● Information provided:
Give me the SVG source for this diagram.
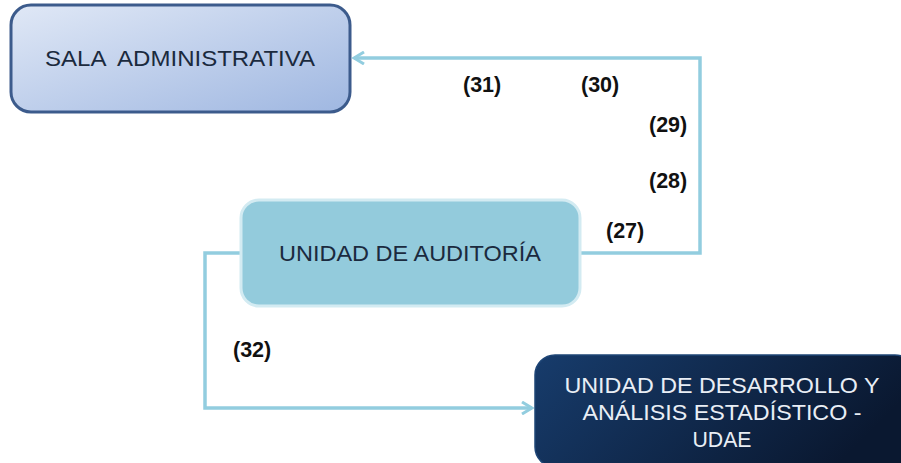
<svg xmlns="http://www.w3.org/2000/svg" width="901" height="463" viewBox="0 0 901 463">
<defs>
<linearGradient id="gSala" x1="0" y1="0" x2="1" y2="1">
<stop offset="0" stop-color="#e0e8f6"/>
<stop offset="1" stop-color="#9fb7e1"/>
</linearGradient>
<linearGradient id="gUdae" x1="0" y1="0" x2="1" y2="0.3">
<stop offset="0" stop-color="#173c6c"/>
<stop offset="1" stop-color="#0a1830"/>
</linearGradient>
<marker id="arr" markerWidth="14" markerHeight="14" refX="12" refY="7" orient="auto" markerUnits="userSpaceOnUse">
<path d="M2,1 L12,7 L2,13" fill="none" stroke="#92cddf" stroke-width="3"/>
</marker>
<style>
.lbl{font-family:"Liberation Sans",Arial,sans-serif;font-size:21.5px;font-weight:bold;fill:#111}
.nt{font-family:"Liberation Sans",Arial,sans-serif;font-size:21.5px;text-anchor:middle}
.con{fill:none;stroke:#92cddf;stroke-width:3.5}
</style>
</defs>
<g id="connectors">
<path class="con" d="M580,253 H700 V58 H354" marker-end="url(#arr)"/>
<path class="con" d="M240,253 H205 V408 H532" marker-end="url(#arr)"/>
</g>
<g id="sala">
<rect x="11" y="5" width="339" height="107" rx="20" fill="url(#gSala)" stroke="#3c5b8c" stroke-width="3"/>
<text class="nt" x="180" y="66" fill="#1b2a3e" textLength="270" lengthAdjust="spacingAndGlyphs" style="white-space:pre">SALA  ADMINISTRATIVA</text>
</g>
<g id="auditoria">
<rect x="241" y="200" width="339" height="106" rx="18" fill="#93cbdc" stroke="#d3ebf2" stroke-width="3"/>
<text class="nt" x="410" y="261" fill="#1b2a3e" textLength="262" lengthAdjust="spacingAndGlyphs">UNIDAD DE AUDITORÍA</text>
</g>
<g id="udae">
<rect x="535" y="355" width="380" height="112" rx="20" fill="url(#gUdae)" stroke="#1e4576" stroke-width="1.5"/>
<text class="nt" x="722" y="393" fill="#e9eef5" textLength="315" lengthAdjust="spacingAndGlyphs">UNIDAD DE DESARROLLO Y</text>
<text class="nt" x="722" y="420" fill="#e9eef5" textLength="279" lengthAdjust="spacingAndGlyphs">ANÁLISIS ESTADÍSTICO -</text>
<text class="nt" x="722" y="447" fill="#e9eef5" textLength="59" lengthAdjust="spacingAndGlyphs">UDAE</text>
</g>
<g id="labels">
<text class="lbl" x="463" y="92">(31)</text>
<text class="lbl" x="581" y="92">(30)</text>
<text class="lbl" x="649" y="132">(29)</text>
<text class="lbl" x="649" y="188">(28)</text>
<text class="lbl" x="606" y="238">(27)</text>
<text class="lbl" x="233" y="357">(32)</text>
</g>
</svg>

● Given task:
Retype the listing exactly. Pictures do not belong in the copy.

● Result below:
Give me the SVG source for this diagram.
<svg xmlns="http://www.w3.org/2000/svg" width="901" height="463" viewBox="0 0 901 463">
<defs>
<linearGradient id="gSala" x1="0" y1="0" x2="1" y2="1">
<stop offset="0" stop-color="#e0e8f6"/>
<stop offset="1" stop-color="#9fb7e1"/>
</linearGradient>
<linearGradient id="gUdae" x1="0" y1="0" x2="1" y2="0.3">
<stop offset="0" stop-color="#173c6c"/>
<stop offset="1" stop-color="#0a1830"/>
</linearGradient>
<marker id="arr" markerWidth="14" markerHeight="14" refX="12" refY="7" orient="auto" markerUnits="userSpaceOnUse">
<path d="M2,1 L12,7 L2,13" fill="none" stroke="#92cddf" stroke-width="3"/>
</marker>
<style>
.lbl{font-family:"Liberation Sans",Arial,sans-serif;font-size:21.5px;font-weight:bold;fill:#111}
.nt{font-family:"Liberation Sans",Arial,sans-serif;font-size:21.5px;text-anchor:middle}
.con{fill:none;stroke:#92cddf;stroke-width:3.5}
</style>
</defs>
<g id="connectors">
<path class="con" d="M580,253 H700 V58 H354" marker-end="url(#arr)"/>
<path class="con" d="M240,253 H205 V408 H532" marker-end="url(#arr)"/>
</g>
<g id="sala">
<rect x="11" y="5" width="339" height="107" rx="20" fill="url(#gSala)" stroke="#3c5b8c" stroke-width="3"/>
<text class="nt" x="180" y="66" fill="#1b2a3e" textLength="270" lengthAdjust="spacingAndGlyphs" style="white-space:pre">SALA  ADMINISTRATIVA</text>
</g>
<g id="auditoria">
<rect x="241" y="200" width="339" height="106" rx="18" fill="#93cbdc" stroke="#d3ebf2" stroke-width="3"/>
<text class="nt" x="410" y="261" fill="#1b2a3e" textLength="262" lengthAdjust="spacingAndGlyphs">UNIDAD DE AUDITORÍA</text>
</g>
<g id="udae">
<rect x="535" y="355" width="380" height="112" rx="20" fill="url(#gUdae)" stroke="#1e4576" stroke-width="1.5"/>
<text class="nt" x="722" y="393" fill="#e9eef5" textLength="315" lengthAdjust="spacingAndGlyphs">UNIDAD DE DESARROLLO Y</text>
<text class="nt" x="722" y="420" fill="#e9eef5" textLength="279" lengthAdjust="spacingAndGlyphs">ANÁLISIS ESTADÍSTICO -</text>
<text class="nt" x="722" y="447" fill="#e9eef5" textLength="59" lengthAdjust="spacingAndGlyphs">UDAE</text>
</g>
<g id="labels">
<text class="lbl" x="463" y="92">(31)</text>
<text class="lbl" x="581" y="92">(30)</text>
<text class="lbl" x="649" y="132">(29)</text>
<text class="lbl" x="649" y="188">(28)</text>
<text class="lbl" x="606" y="238">(27)</text>
<text class="lbl" x="233" y="357">(32)</text>
</g>
</svg>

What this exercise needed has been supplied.